Sambil saya menikmati kue itu, kami meneruskan perbincangan kemana-mana. Mulailah beberapa “rahasia” kami masing-masing berloncatan keluar. Untuk pertama kalinya sejak perkenalan pertama kami , hari itu kami tahu nama masing-masing. Beliau menyuruhku untuk memanggilnya Pak Cik. Dan untukku saya meminta beliau memanggilkan Har. Sebenarnya nama Haryono dan nama Indonesia yang lainnya, bagi orang Malaysia adalah nama yang aneh sekaligus sukar untuk di ucapkan. Kadang nama itu terdengar lucu saat mereka coba memanggilnya. Tetapi tak apalah.

Pagi itu kembali Pak Cik awang menawarkan saya untuk main kerumahnya. Dan
kali ini sayapun mengabulkannya. Bahkan saya diminta untuk menginap sehingga harus membawa pakaian ganti biar besok (hari minggu) langsung bisa ke university. Sayapun setuju. Sebelum berpisah Kami berjanji pukul 12.45 nanti siang akan berangkat kerumah Pak Cik Awang dengan mengendarai sepeda motornya.

Tetapi rencana, tinggalah rencana. Mungkin memang belum saatnya saya berkunjung kerumah Pak Cik Awang. Mungkin juga karena kesalahan saya. Karena siang itu saat saya pulang dari waterfall saya sudah tidak mendapati beliau dan sepeda motornya di blok 15 B. Saya memang terlambat, waktu itu pukul sudah menunjukan jam 12.50, dan saya yakin beliau sudah pulang pukul 12.45 tadi. Waktu yang kami sepakati untuk berangkat.

Saya merasa sangat bersalah, telah menyalahi janji. Juga karena saya yakin tadi beliau pasti menunggu saya atau juga kebingungan mencarI-cari saya. Ingin rasanya segera bertemu beliau untuk meminta maaf. Tetapi karena beliau baru kembali keesokan paginya ditambah saya tidak tahu nomer telepon beliau, maka niat itu terpaksa saya urungkan.

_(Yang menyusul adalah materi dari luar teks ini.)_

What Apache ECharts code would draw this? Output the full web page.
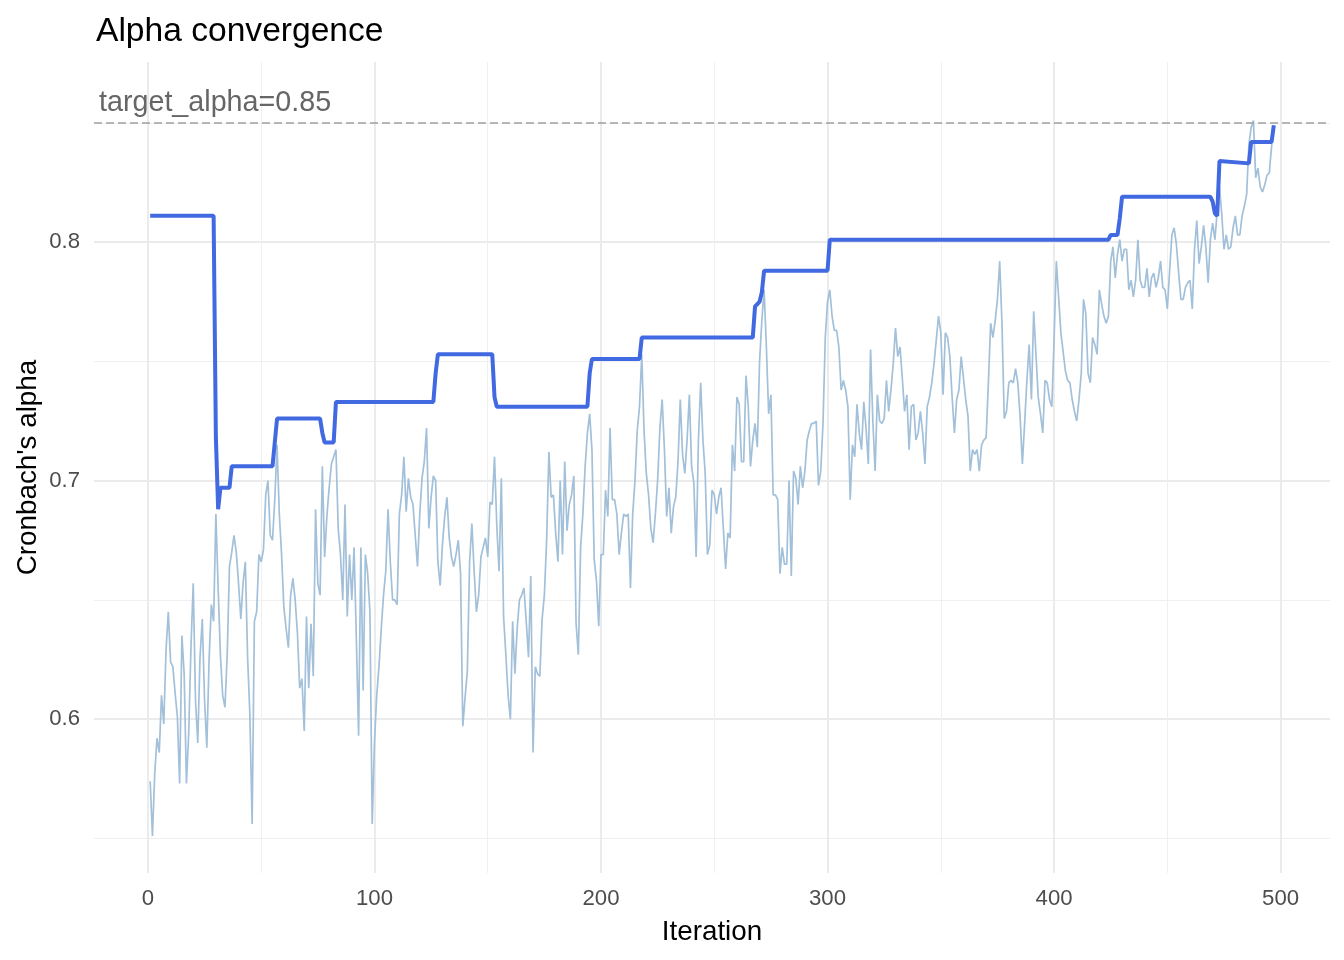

Dengan kejadian ini saya berjanji untuk mendisiplinkan diri, sekaligus untuk menebus kesalahan saya ini
dengan mantap saya sudah memastikan bahwa saya akan berkunjung ke rumah Pak Cik Awang pada liburan minggu depan. Dan untuk itu dari sekarang sudah saya jadwalkan dengan baik-baik. Semoga niat baik itu di kabulkan oleh Allah. Amin.